The most important exhibition of spring 2006, presenting 80 paintings and 104 drawings, this retrospective aims to shed new light on the artist, his fruitful contradictions and the paradoxical nature of his relationship with French romanticism.
Alongside masterpieces held by the Louvre and others made available through the generosity of private collectors, exceptional loans from American, English, and Russian museums provide an opportunity to explore Ingres’ work as never before possible.
The last retrospective devoted to this uniquely talented painter and draftsman dates back more than forty years. Long considered as the last representative of Davidian neo-classicism and the avowed rival of Delacroix, Ingres is above all, to use his own description, a “revolutionary”, albeit an inward one. Like Girodet, his originality must be appreciated by reference to the classical rules and precepts that the creator of Apotheosis of Homer embraced with such conviction, and that he transgressed with much the same fervor. This tension is central to his work, and it is also characteristic of the period during which this artist was active. There has too frequently been a tendency to separate Ingres from his epoch and the practices that defined modern painting after 1800, its dissemination and its interaction with new methods of creating images, from the efflorescence of engraving to the emergence of photography.

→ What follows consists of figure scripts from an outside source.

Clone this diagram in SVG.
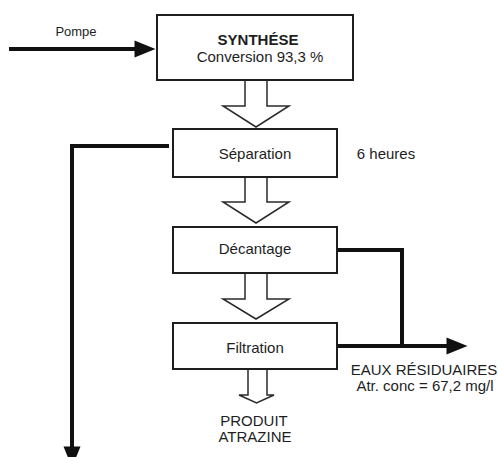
<svg xmlns="http://www.w3.org/2000/svg" width="498" height="457" viewBox="0 0 498 457">
<style>
.box{fill:#fff;stroke:#1e1e1e;stroke-width:2}
.hol{fill:#fff;stroke:#2a2a2a;stroke-width:1.5;stroke-linejoin:miter}
.t{font-family:"Liberation Sans",Arial,sans-serif;font-size:15px;fill:#1e1e1e;text-anchor:middle}
.s{font-family:"Liberation Sans",Arial,sans-serif;font-size:13px;fill:#1e1e1e;text-anchor:middle}
.flow{fill:none;stroke:#111;stroke-width:4}
</style>
<defs>
<marker id="ah" markerUnits="userSpaceOnUse" markerWidth="22" markerHeight="18" refX="0.5" refY="8.5" orient="auto" overflow="visible">
<path d="M0,0 L21,8.5 L0,17 Z" fill="#111"/>
</marker>
</defs>
<rect width="498" height="457" fill="#fff"/>
<g id="connectors">
<line class="flow" x1="9" y1="49" x2="135" y2="49" marker-end="url(#ah)"/>
<polyline class="flow" points="169,146 72,146 72,447" marker-end="url(#ah)"/>
<polyline class="flow" points="337,250 402,250 402,346"/>
<line class="flow" x1="337" y1="346" x2="447" y2="346" marker-end="url(#ah)"/>
<path class="hol" d="M245,80 V106 H223 L256,127 L289,106 H267 V80"/>
<path class="hol" d="M245,177 V202 H223 L256,223 L289,202 H267 V177"/>
<path class="hol" d="M245,273 V299 H223 L256,319 L289,299 H267 V273"/>
<path class="hol" d="M248,369 V395 H239 L256.5,403 L274,395 H267 V369"/>
</g>
<text class="s" x="76" y="36">Pompe</text>
<g id="synthese">
<rect class="box" x="157" y="15" width="196" height="65"/>
<text class="t" x="258" y="45" font-weight="bold">SYNTHÉSE</text>
<text class="t" x="260" y="62">Conversion 93,3 %</text>
</g>
<g id="separation">
<rect class="box" x="173" y="129" width="164" height="48"/>
<text class="t" x="255" y="159">Séparation</text>
</g>
<text class="t" x="386" y="159">6 heures</text>
<g id="decantage">
<rect class="box" x="173" y="227" width="164" height="46"/>
<text class="t" x="255" y="254">Décantage</text>
</g>
<g id="filtration">
<rect class="box" x="173" y="323" width="164" height="46"/>
<text class="t" x="255" y="353">Filtration</text>
</g>
<g id="eaux">
<text class="t" x="424" y="375">EAUX RÉSIDUAIRES</text>
<text class="t" x="425" y="391">Atr. conc = 67,2 mg/l</text>
</g>
<g id="produit">
<text class="t" x="254" y="426">PRODUIT</text>
<text class="t" x="255" y="442">ATRAZINE</text>
</g>
</svg>
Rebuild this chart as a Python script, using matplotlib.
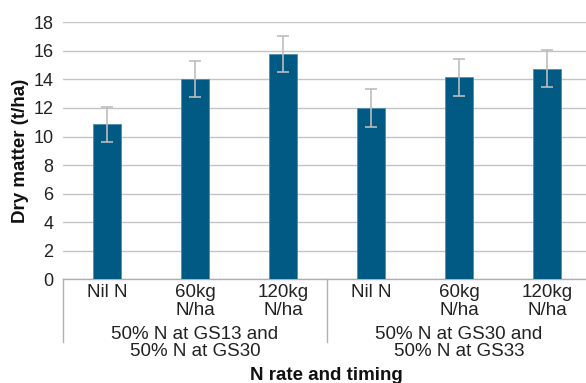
import matplotlib
matplotlib.use("Agg")
import matplotlib.pyplot as plt
from matplotlib.transforms import blended_transform_factory

plt.rcParams['font.family'] = ['Liberation Sans', 'DejaVu Sans']

categories = ["Nil N", "60kg\nN/ha", "120kg\nN/ha", "Nil N", "60kg\nN/ha", "120kg\nN/ha"]
groups = ["50% N at GS13 and\n50% N at GS30", "50% N at GS30 and\n50% N at GS33"]
values = [10.85, 14.05, 15.8, 12.0, 14.15, 14.75]
errors = [1.25, 1.27, 1.25, 1.32, 1.28, 1.28]
yticks = [0, 2, 4, 6, 8, 10, 12, 14, 16, 18]

W, H = 586, 383
fig = plt.figure(figsize=(W / 100, H / 100), dpi=100)
left, right, y0, y18 = 63, 591, 279.3, 22.3
ax = fig.add_axes([left / W, (H - y0) / H, (right - left) / W, (y0 - y18) / H])

x = list(range(len(values)))
ax.bar(x, values, width=0.32, color="#005a84", edgecolor="#4f8fb0", linewidth=0.6, zorder=3)
ax.errorbar(x, values, yerr=errors, fmt="none", ecolor="#bdbdbd", elinewidth=1.2,
            capsize=4, capthick=1.2, zorder=4)

ax.set_xlim(-0.5, 5.5)
ax.set_ylim(0, 18)
ax.set_yticks(yticks)
ax.set_yticklabels([str(t) for t in yticks])
ax.tick_params(axis="y", length=0, pad=7, labelsize=13, colors="#222222")
ax.set_xticks([])
ax.grid(axis="y", color="#c4c4c4", linewidth=1.0, zorder=0)
ax.set_axisbelow(True)
for s in ["top", "right", "left"]:
    ax.spines[s].set_visible(False)
ax.spines["bottom"].set_color("#b0b0b0")
ax.spines["bottom"].set_linewidth(1.0)

trans = blended_transform_factory(ax.transData, fig.transFigure)
for i, c in enumerate(categories):
    ax.text(i, (H - 284) / H, c, transform=trans, ha="center", va="top",
            fontsize=13.5, linespacing=1.07, color="#222222")
for g, lab in enumerate(groups):
    ax.text(g * 3 + 1, (H - 326) / H, lab, transform=trans, ha="center", va="top",
            fontsize=13.5, linespacing=1.02, color="#222222")

# group separators
for xs in [-0.5, 2.5]:
    ax.plot([xs, xs], [(H - y0) / H, (H - 342) / H], transform=trans, color="#b0b0b0",
            linewidth=1.0, clip_on=False)

fig.text(326 / W, (H - 376) / H, "N rate and timing", ha="center", va="center",
         fontsize=13.5, fontweight="bold", color="#111111")
fig.text(20.5 / W, (H - 151) / H, "Dry matter (t/ha)", ha="center", va="center",
         rotation=90, fontsize=13.5, fontweight="bold", color="#111111")

fig.savefig("out.png", dpi=100)
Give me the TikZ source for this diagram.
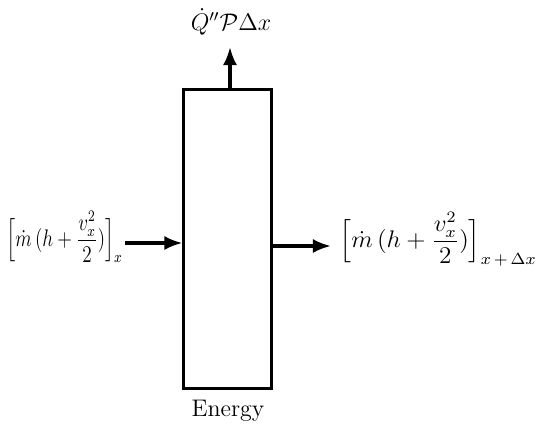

Baudelaire was right when he described Ingres as “a quintessentially audacious” artist, but we must today consider these celebrated “extravagances” in the context of early French romanticism.

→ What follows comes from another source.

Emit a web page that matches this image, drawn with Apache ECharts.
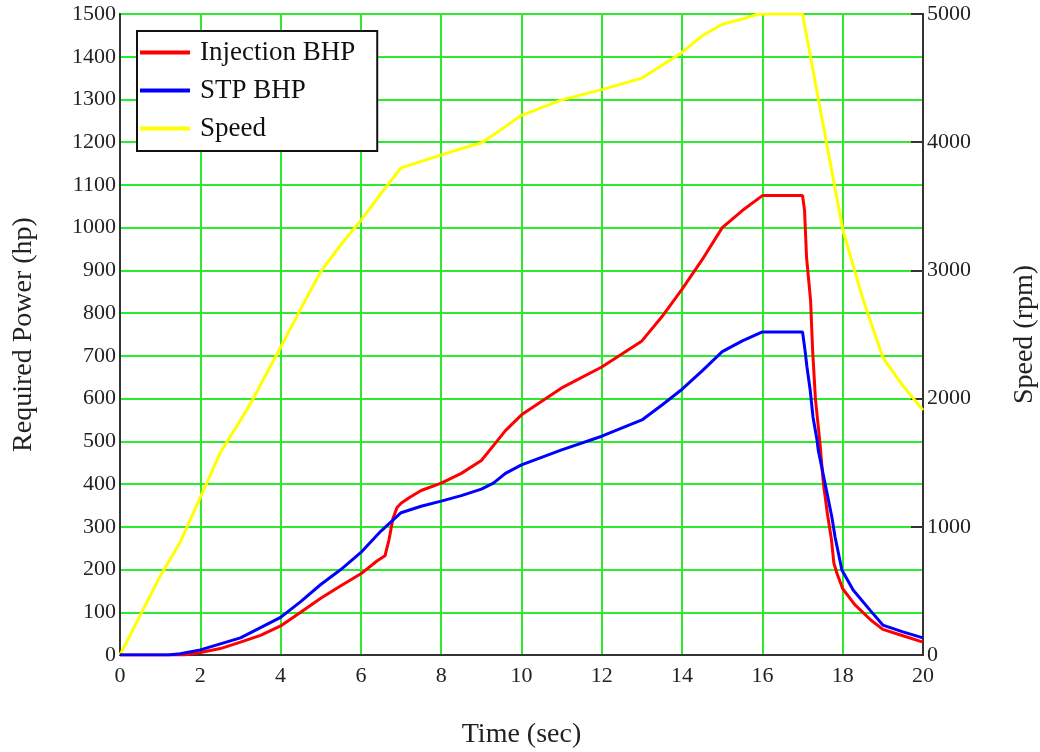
<!DOCTYPE html>
<html>
<head>
<meta charset="utf-8">
<script src="https://cdn.jsdelivr.net/npm/echarts@6/dist/echarts.min.js"></script>
<style>
  html, body { margin: 0; padding: 0; background: #fff; }
  #chart { width: 1040px; height: 752px; }
</style>
</head>
<body>
<div id="chart"></div>
<script>
// Injection pump brake horsepower vs time
const injTime = [0, 1, 1.6, 2, 2.5, 3, 3.5, 4, 4.5, 5, 5.5, 6, 6.4, 6.6, 6.7, 6.8, 6.9, 7.0, 7.2, 7.5, 8, 8.5, 9, 9.3, 9.6, 10, 11, 12, 13, 13.5, 14, 14.5, 15, 15.5, 16, 17, 17.05, 17.1, 17.2, 17.25, 17.32, 17.43, 17.52, 17.62, 17.72, 17.78, 17.86, 18, 18.3, 18.7, 19, 19.5, 20];
const injBhp  = [0, 0, 0, 6, 15, 30, 46, 68, 100, 133, 162, 190, 220, 232, 270, 320, 345, 355, 368, 385, 402, 425, 455, 490, 525, 562, 625, 674, 735, 792, 856, 925, 1000, 1040, 1075, 1075, 1040, 930, 830, 715, 600, 500, 400, 330, 270, 215, 190, 155, 118, 82, 60, 45, 30];

// STP brake horsepower vs time
const stpTime = [0, 1.2, 1.5, 2, 3, 4, 4.5, 5, 5.5, 6, 6.5, 7, 7.5, 8, 8.5, 9, 9.3, 9.6, 10, 11, 12, 13, 13.5, 14, 14.5, 15, 15.5, 16, 17, 17.06, 17.11, 17.19, 17.26, 17.36, 17.39, 17.56, 17.73, 17.81, 17.98, 18.26, 18.68, 19, 19.5, 20];
const stpBhp  = [0, 0, 3, 12, 40, 88, 125, 165, 200, 240, 290, 333, 348, 360, 373, 388, 402, 425, 445, 480, 512, 550, 585, 622, 665, 710, 735, 756, 756, 714, 674, 620, 557, 503, 480, 402, 323, 276, 199, 152, 105, 70, 54, 40];

// Shaft speed vs time
const spdTime = [0, 1, 1.5, 2, 2.5, 3, 3.3, 4, 4.5, 5, 5.5, 6, 6.5, 7, 7.5, 8, 8.5, 9, 9.5, 10, 11, 12, 13, 13.5, 14, 14.5, 15, 15.5, 15.9, 17, 17.6, 18, 18.5, 19, 19.5, 20];
const spdRpm  = [0, 615, 880, 1230, 1580, 1830, 1990, 2400, 2700, 2990, 3200, 3390, 3600, 3800, 3850, 3900, 3950, 3994, 4100, 4210, 4330, 4410, 4500, 4600, 4700, 4830, 4920, 4960, 5000, 5000, 3990, 3320, 2780, 2320, 2100, 1910];

// Axis tick settings
const timeTicks  = { min: 0, max: 20, interval: 2 };
const powerTicks = { min: 0, max: 1500, interval: 100 };
const speedTicks = { min: 0, max: 5000, interval: 1000 };

const zip = (xs, ys) => xs.map((x, i) => [x, ys[i]]);
const plain = v => String(v);

const serif = 'Liberation Serif, Times New Roman, serif';
const gridGreen = '#2cea2c';

const chart = echarts.init(document.getElementById('chart'), null, { renderer: 'canvas' });

chart.setOption({
  backgroundColor: '#ffffff',
  animation: false,
  grid: {
    left: 120, right: 117, top: 14, bottom: 97,
    outerBoundsMode: 'none', containLabel: false,
    show: true, borderColor: '#333', borderWidth: 2, backgroundColor: '#fff'
  },
  legend: {
    orient: 'vertical',
    left: 137, top: 31,
    backgroundColor: '#fff',
    borderColor: '#111', borderWidth: 2,
    padding: [8, 22, 9, 3],
    itemGap: 11,
    itemWidth: 50, itemHeight: 4,
    icon: 'rect',
    textStyle: { fontFamily: serif, fontSize: 27, color: '#111', padding: [0, 0, 0, 5] },
    data: ['Injection BHP', 'STP BHP', 'Speed']
  },
  xAxis: {
    type: 'value',
    min: timeTicks.min, max: timeTicks.max, interval: timeTicks.interval,
    name: 'Time (sec)', nameLocation: 'middle', nameGap: 66,
    nameTextStyle: { fontFamily: serif, fontSize: 28, color: '#222' },
    axisLine: { show: true, lineStyle: { color: '#333', width: 2 } },
    axisTick: { show: false },
    axisLabel: { fontFamily: serif, fontSize: 22, color: '#222', margin: 10, formatter: plain },
    splitLine: { show: true, lineStyle: { color: gridGreen, width: 2 } }
  },
  yAxis: [
    {
      type: 'value', position: 'left',
      min: powerTicks.min, max: powerTicks.max, interval: powerTicks.interval,
      name: 'Required Power (hp)', nameLocation: 'middle', nameGap: 82, nameRotate: 90,
      nameTextStyle: { fontFamily: serif, fontSize: 28, color: '#222' },
      axisLine: { show: true, lineStyle: { color: '#333', width: 2 } },
      axisTick: { show: false },
      axisLabel: { fontFamily: serif, fontSize: 22, color: '#222', margin: 4, formatter: plain },
      splitLine: { show: true, lineStyle: { color: gridGreen, width: 2 } }
    },
    {
      type: 'value', position: 'right',
      min: speedTicks.min, max: speedTicks.max, interval: speedTicks.interval,
      name: 'Speed (rpm)', nameLocation: 'middle', nameGap: 88, nameRotate: 90,
      nameTextStyle: { fontFamily: serif, fontSize: 28, color: '#222' },
      axisLine: { show: true, lineStyle: { color: '#333', width: 2 } },
      axisTick: { show: true, inside: true, length: 12, lineStyle: { color: '#333', width: 2 } },
      axisLabel: { fontFamily: serif, fontSize: 22, color: '#222', margin: 4, formatter: plain },
      splitLine: { show: false }
    }
  ],
  series: [
    {
      name: 'Injection BHP', type: 'line', yAxisIndex: 0,
      data: zip(injTime, injBhp), showSymbol: false, symbol: 'none',
      lineStyle: { color: '#ff0000', width: 3 }, itemStyle: { color: '#ff0000' }, z: 4
    },
    {
      name: 'STP BHP', type: 'line', yAxisIndex: 0,
      data: zip(stpTime, stpBhp), showSymbol: false, symbol: 'none',
      lineStyle: { color: '#0000ff', width: 3 }, itemStyle: { color: '#0000ff' }, z: 5
    },
    {
      name: 'Speed', type: 'line', yAxisIndex: 1,
      data: zip(spdTime, spdRpm), showSymbol: false, symbol: 'none',
      lineStyle: { color: '#ffff00', width: 3 }, itemStyle: { color: '#ffff00' }, z: 3
    }
  ]
});
</script>
</body>
</html>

As early as 1806, critics lambasted this painter’s portrayals of Napoleon and the Rivière family, taking issue with his “predilection for the bizarre”, his excess in all things.
Overly realistic, but also inordinately mannered, too cavalier in his use of eroticism, too free in his intermingling of genres, Ingres unnerved his contemporaries — to this day, his work defies simple classification. In truth, Ingres precipitates the demise of the Davidian model through his rejection of a certain idealized rendering and his search for new means of expression, his anatomical license and his astonishingly intense palette, and on a deeper level his refusal to compose, to unify the image and its interpretation.

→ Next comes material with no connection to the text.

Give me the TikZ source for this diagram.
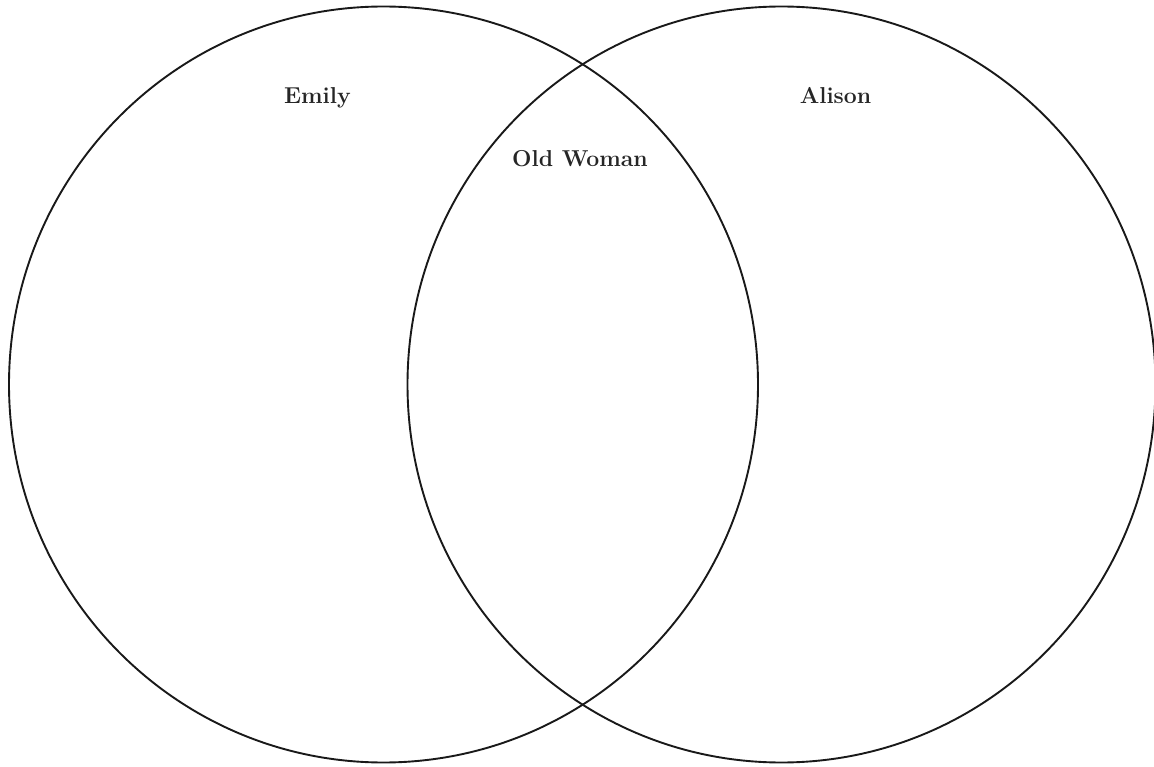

For the first time, this Ingres retrospective gives equal weight to all facets and all phases of the artist’s career, from the primitivism of his youth to the glorious indecency of the last nudes, from the first Parisian portraits to the final flourish of the years 1840 to 1850, the culmination of his distinguishing “love of women” and his unclassifiable modernity.
The exhibition opens with two immense canvases displayed in the rotunda of the Napoleon Hall.
Jupiter and Thetis (1811, Granet Museum, Aix-en-Provence) and Ossian’s Dream (1813–1835, Ingres Museum, Montauban) answer and complement each other like day and night, temptation and melancholy, Homer and Ossian—these oppositions, and others like them, characterize Ingres’ entire career.